Explorer le deuil et la guérison avec Rebeka Warrior
Rarement un premier livre arrive à décortiquer l’intimité et l’humanité avec une telle aisance et une telle douceur, et pourtant Rebeka Warrior accomplit l’impossible avec la sortie de “Toutes les vies” aux éditions Stock.
Vous connaissiez sûrement sa silhouette : grande, élancée, crâne rasé et regard direct, vous connaissiez probablement son nom et sa carrière comme DJ dans plusieurs groupes comme Kompromat et Sexy Sushi, vous connaîtrez maintenant sa plume tranchante et sa vie intime torturée mais aussi lumineuse.
Je connaissais de très loin cette artiste et femme absolument incomparable, ne l’ayant retrouvé que récemment durant un épisode de Drag Race France cet été, et pourtant je n’ai pas lâché son récit de tout l’été. Dans un style que j’adore, l’autofiction, Rebeka nous fait vivre à ses côtés la perte de sa compagne de huit années Pauline, atteinte d’un cancer très agressif. Une épreuve dont elle note frénétiquement les aléas, les moments charnières, mais aussi ses torts à elle et ses propres souffrances portées en bagages bien que cachées lors du combat de Pauline contre la maladie.
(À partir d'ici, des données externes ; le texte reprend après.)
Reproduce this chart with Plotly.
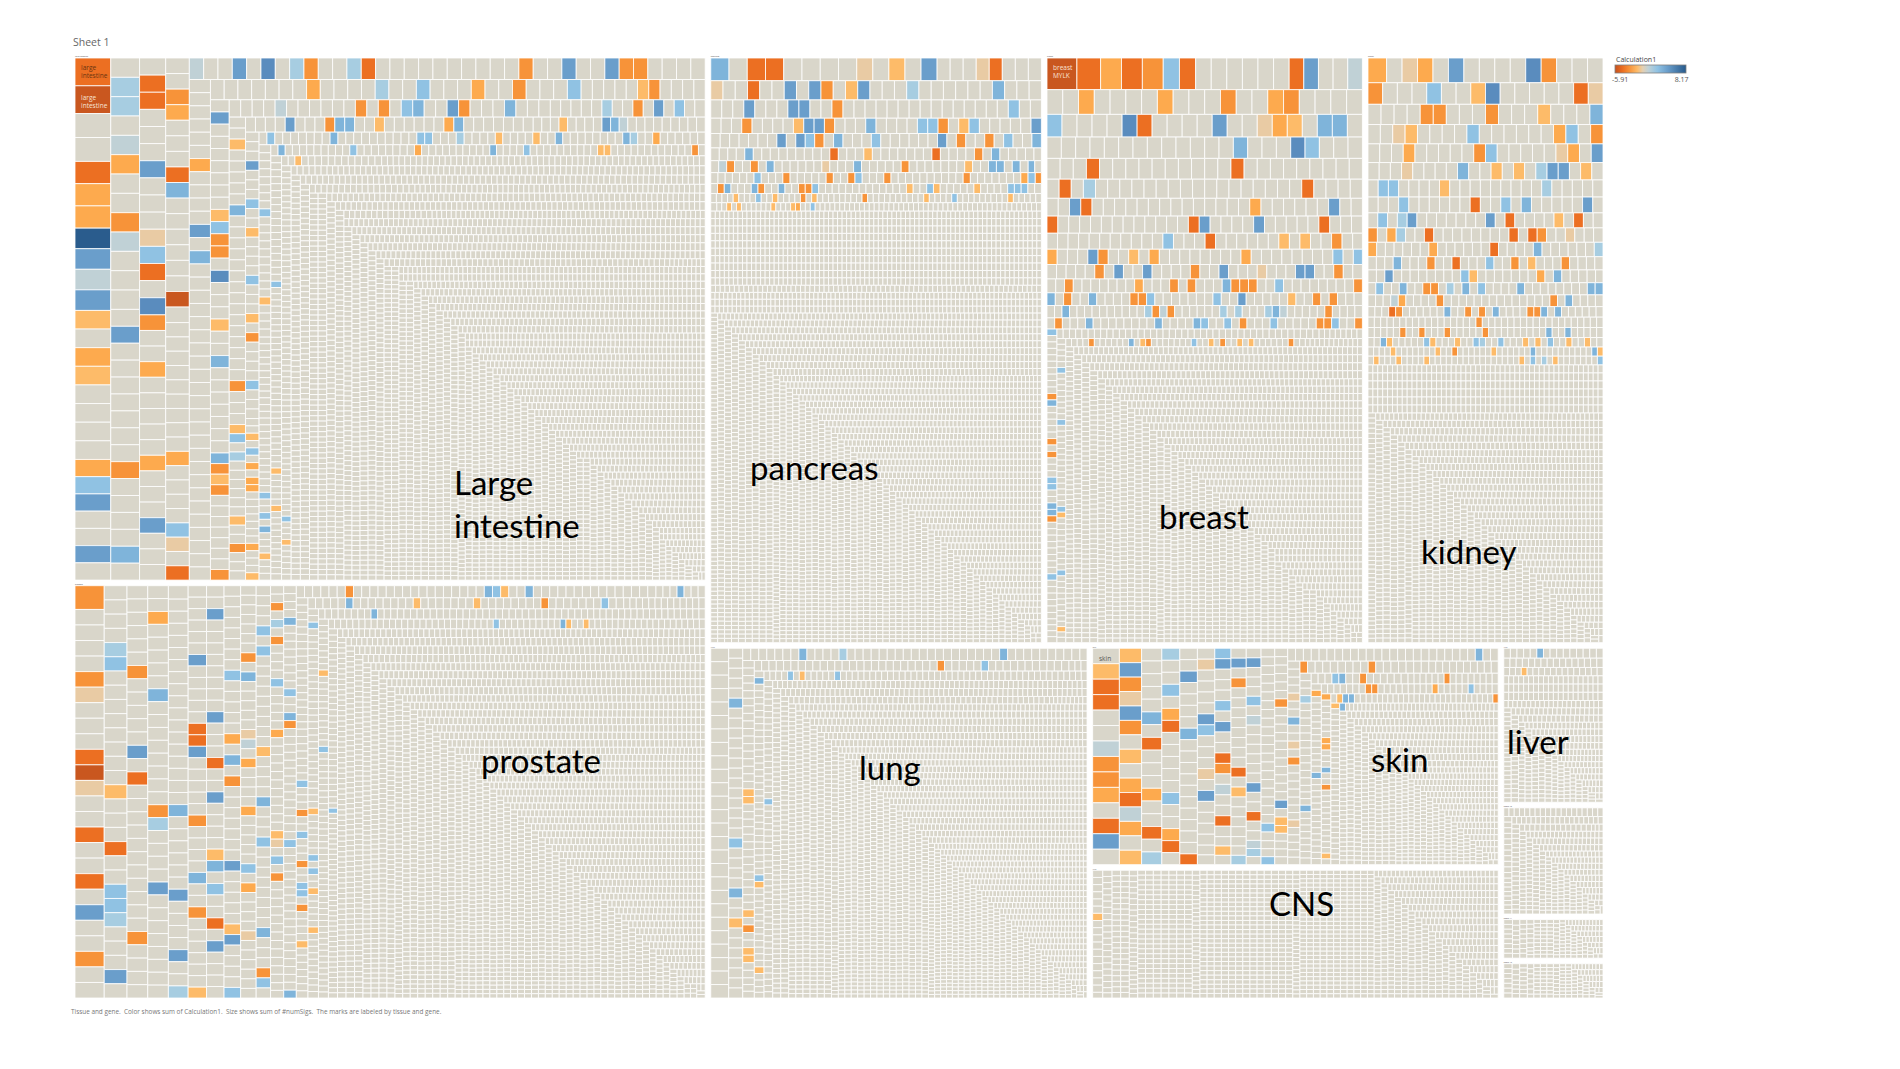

Ce livre est un coup de poing tant il révèle des vérités trop souvent tues dans ce genre de non-sens que lance la vie, et l’on assiste sans trop oser vouloir tourner les pages à l’irrémédiable ; mais aussi à ce qui survient une fois qu’un proche nous quitte. Un roman sur la maladie et la perte restant difficile à lire lorsque l’on est soi-même en plein dedans, ce livre prouve toutefois que l’humain est capable de relever la tête et revenir à la vie petit à petit. Rebeka Warrior ici ne se prétend pas être héroine, d’ailleurs elle révèle ses propres torts avec beaucoup de sincérité, mais montre un chemin qu’elle a traversé pour se réinscrire dans la vie après avoir côtoyé intimement la mort et son odeur.
Mais puisque l’intime s’écrit dans la politique que l’on en ait conscience ou non, ce livre explore avec justesse les thématiques de la foi, des violences rencontrées dans nos communautés et au sein de relations amoureuses, il secoue beaucoup de sujets trop peu parcouru dans notre vaste littérature francophone tout en restant à la première personne du singulier. Ce “je” nous présente un miroir qui brille en chacun de nous, nous rappelle des moments précis ou des personnes qui nous ont touché d’une manière ou d’une autre à des moments durs de nos chemins, et simplement pour cela, il faut remercier son autrice.
Comme Rebeka, ce livre m’a donné envie de me tatouer un mot, une phrase, une expression pour me rappeler que je peux survivre et guérir, peu importe ce que la vie mettra sur mon chemin, et que l’écriture soigne beaucoup plus que ce que la société l’admet.